TASK STATEMENT
The line containing "-0.208, -0.099, 0.093];" marks the end: extract everything from the first line of the data through that line, exactly, with no pictures.

start

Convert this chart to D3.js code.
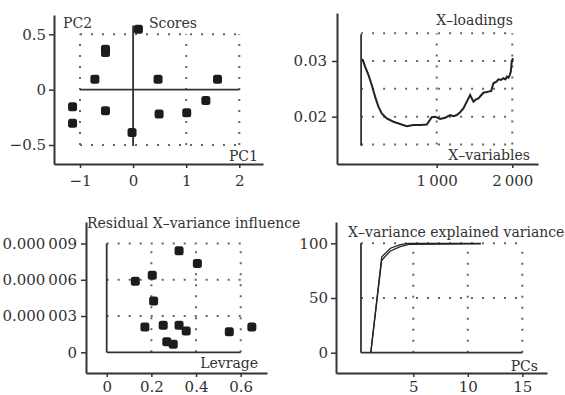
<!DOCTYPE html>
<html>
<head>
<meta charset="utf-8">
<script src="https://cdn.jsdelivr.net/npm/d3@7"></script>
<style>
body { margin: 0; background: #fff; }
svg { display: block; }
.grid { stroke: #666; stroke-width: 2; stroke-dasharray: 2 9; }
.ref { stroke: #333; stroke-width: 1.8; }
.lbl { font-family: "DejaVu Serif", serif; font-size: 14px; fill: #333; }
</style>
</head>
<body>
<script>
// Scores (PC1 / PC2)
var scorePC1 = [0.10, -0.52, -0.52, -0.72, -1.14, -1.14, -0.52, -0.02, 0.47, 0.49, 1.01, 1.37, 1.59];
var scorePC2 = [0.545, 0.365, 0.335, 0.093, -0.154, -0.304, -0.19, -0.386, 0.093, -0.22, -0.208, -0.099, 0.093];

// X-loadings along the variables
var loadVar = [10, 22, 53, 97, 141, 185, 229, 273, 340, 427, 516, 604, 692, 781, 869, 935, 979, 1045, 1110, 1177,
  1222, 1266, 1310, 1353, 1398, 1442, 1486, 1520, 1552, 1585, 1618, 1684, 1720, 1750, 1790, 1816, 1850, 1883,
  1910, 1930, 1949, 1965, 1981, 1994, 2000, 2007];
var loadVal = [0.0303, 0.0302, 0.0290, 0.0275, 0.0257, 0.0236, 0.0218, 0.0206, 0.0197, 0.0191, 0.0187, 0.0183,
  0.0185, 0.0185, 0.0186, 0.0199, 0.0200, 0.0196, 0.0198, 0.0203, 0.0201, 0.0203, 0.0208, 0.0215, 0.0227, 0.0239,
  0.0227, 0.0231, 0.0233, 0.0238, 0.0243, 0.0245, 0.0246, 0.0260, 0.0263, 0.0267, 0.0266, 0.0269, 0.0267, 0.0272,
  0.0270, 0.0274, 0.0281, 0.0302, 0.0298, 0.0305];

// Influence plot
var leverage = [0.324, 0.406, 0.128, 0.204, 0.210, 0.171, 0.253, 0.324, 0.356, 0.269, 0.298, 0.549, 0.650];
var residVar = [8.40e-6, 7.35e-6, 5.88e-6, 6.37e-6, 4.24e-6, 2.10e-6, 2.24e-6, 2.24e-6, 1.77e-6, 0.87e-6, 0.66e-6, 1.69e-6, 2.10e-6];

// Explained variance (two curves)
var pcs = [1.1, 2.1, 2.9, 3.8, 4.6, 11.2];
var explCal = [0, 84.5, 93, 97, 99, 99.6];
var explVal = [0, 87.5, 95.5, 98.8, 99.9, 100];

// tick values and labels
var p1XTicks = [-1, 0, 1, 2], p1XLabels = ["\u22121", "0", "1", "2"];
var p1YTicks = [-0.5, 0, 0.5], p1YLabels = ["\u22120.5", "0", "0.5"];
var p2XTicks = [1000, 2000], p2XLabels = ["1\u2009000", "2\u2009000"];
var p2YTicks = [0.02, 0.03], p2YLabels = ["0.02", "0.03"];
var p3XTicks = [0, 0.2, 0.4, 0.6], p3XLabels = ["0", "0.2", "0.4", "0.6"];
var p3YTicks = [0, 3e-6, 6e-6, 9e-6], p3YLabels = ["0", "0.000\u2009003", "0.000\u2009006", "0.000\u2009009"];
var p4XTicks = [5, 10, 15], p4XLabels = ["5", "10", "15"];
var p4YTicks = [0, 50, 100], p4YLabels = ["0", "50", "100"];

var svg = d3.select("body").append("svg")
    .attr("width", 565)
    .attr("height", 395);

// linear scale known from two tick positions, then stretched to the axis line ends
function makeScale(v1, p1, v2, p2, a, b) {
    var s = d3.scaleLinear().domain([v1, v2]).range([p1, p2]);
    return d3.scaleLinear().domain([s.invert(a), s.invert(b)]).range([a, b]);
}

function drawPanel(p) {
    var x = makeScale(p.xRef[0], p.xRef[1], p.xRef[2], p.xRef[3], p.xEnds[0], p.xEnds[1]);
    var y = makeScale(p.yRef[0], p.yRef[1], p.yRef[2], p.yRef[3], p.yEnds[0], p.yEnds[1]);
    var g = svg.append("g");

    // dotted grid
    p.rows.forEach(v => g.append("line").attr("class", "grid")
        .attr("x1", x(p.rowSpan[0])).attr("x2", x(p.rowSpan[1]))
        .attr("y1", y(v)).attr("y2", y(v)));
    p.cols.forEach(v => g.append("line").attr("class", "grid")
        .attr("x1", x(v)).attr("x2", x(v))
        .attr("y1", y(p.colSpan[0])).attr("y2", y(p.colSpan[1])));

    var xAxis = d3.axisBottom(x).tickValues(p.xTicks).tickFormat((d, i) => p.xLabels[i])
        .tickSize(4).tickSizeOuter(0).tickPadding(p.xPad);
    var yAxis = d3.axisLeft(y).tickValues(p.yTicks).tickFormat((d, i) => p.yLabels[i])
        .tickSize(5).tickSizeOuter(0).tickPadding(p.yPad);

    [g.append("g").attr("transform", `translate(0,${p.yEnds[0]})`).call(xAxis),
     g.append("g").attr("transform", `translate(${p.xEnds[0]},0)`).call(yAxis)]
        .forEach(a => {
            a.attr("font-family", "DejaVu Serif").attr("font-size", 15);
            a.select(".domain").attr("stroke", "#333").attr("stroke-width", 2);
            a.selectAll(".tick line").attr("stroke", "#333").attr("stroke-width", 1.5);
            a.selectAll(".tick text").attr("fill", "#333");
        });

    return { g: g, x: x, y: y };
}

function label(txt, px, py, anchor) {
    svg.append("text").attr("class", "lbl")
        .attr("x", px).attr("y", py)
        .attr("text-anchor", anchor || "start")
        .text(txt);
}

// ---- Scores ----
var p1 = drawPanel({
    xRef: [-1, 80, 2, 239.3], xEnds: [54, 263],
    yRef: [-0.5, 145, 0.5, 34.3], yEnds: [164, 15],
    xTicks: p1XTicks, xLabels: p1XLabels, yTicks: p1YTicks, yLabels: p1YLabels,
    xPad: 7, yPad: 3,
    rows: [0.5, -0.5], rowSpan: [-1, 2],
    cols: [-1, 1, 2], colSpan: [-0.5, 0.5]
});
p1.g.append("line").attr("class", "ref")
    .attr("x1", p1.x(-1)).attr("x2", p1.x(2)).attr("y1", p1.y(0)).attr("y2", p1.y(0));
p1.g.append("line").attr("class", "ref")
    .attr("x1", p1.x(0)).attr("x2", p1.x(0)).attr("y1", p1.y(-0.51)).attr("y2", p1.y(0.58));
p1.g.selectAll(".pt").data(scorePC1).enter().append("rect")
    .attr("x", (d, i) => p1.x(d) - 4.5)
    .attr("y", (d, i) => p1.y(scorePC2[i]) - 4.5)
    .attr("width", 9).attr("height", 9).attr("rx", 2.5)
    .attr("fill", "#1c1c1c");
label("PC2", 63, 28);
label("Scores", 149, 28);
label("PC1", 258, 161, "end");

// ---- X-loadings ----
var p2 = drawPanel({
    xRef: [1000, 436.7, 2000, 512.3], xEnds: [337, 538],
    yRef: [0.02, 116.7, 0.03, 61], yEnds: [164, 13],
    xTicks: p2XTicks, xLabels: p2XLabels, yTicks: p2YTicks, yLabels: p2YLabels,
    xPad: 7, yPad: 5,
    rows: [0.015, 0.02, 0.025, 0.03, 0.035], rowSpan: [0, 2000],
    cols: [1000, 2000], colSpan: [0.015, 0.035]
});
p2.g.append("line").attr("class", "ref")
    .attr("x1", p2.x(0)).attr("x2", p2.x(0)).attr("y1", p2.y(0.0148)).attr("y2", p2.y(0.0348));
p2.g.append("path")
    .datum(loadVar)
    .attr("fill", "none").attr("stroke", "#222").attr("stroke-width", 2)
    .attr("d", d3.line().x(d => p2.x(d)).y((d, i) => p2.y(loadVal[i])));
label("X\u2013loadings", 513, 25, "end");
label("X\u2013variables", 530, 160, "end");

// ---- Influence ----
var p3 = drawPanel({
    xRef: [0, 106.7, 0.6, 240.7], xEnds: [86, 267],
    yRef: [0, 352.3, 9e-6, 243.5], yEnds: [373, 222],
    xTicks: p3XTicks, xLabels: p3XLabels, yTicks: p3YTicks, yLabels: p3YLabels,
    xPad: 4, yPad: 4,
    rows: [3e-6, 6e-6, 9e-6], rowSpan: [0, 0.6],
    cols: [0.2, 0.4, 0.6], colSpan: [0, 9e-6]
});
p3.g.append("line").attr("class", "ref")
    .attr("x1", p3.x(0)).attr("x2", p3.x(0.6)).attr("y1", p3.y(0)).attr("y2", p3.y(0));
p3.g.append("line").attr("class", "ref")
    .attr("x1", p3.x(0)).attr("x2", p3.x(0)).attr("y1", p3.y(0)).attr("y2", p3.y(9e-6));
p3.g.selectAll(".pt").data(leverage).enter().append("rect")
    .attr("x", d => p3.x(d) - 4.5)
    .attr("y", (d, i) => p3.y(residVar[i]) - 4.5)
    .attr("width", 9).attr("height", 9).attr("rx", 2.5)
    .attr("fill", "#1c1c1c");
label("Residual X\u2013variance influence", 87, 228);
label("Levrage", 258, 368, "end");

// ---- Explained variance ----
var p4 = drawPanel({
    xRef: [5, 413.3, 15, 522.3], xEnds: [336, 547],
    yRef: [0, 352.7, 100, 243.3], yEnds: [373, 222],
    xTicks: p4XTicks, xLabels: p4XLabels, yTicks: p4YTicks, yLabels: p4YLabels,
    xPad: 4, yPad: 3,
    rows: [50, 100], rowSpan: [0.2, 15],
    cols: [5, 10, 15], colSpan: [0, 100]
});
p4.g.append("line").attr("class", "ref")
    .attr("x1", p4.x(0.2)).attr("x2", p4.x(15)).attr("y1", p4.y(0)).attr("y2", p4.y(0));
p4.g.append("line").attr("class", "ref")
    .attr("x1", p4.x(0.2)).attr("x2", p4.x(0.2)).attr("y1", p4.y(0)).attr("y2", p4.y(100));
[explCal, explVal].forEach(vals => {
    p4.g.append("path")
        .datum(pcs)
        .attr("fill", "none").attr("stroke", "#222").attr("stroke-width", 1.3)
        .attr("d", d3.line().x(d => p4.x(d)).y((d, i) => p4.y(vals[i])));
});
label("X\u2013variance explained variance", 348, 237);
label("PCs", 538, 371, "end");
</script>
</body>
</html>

end

EXERCISE SOLUTION
Convert this chart to D3.js code.
<!DOCTYPE html>
<html>
<head>
<meta charset="utf-8">
<script src="https://cdn.jsdelivr.net/npm/d3@7"></script>
<style>
body { margin: 0; background: #fff; }
svg { display: block; }
.grid { stroke: #666; stroke-width: 2; stroke-dasharray: 2 9; }
.ref { stroke: #333; stroke-width: 1.8; }
.lbl { font-family: "DejaVu Serif", serif; font-size: 14px; fill: #333; }
</style>
</head>
<body>
<script>
// Scores (PC1 / PC2)
var scorePC1 = [0.10, -0.52, -0.52, -0.72, -1.14, -1.14, -0.52, -0.02, 0.47, 0.49, 1.01, 1.37, 1.59];
var scorePC2 = [0.545, 0.365, 0.335, 0.093, -0.154, -0.304, -0.19, -0.386, 0.093, -0.22, -0.208, -0.099, 0.093];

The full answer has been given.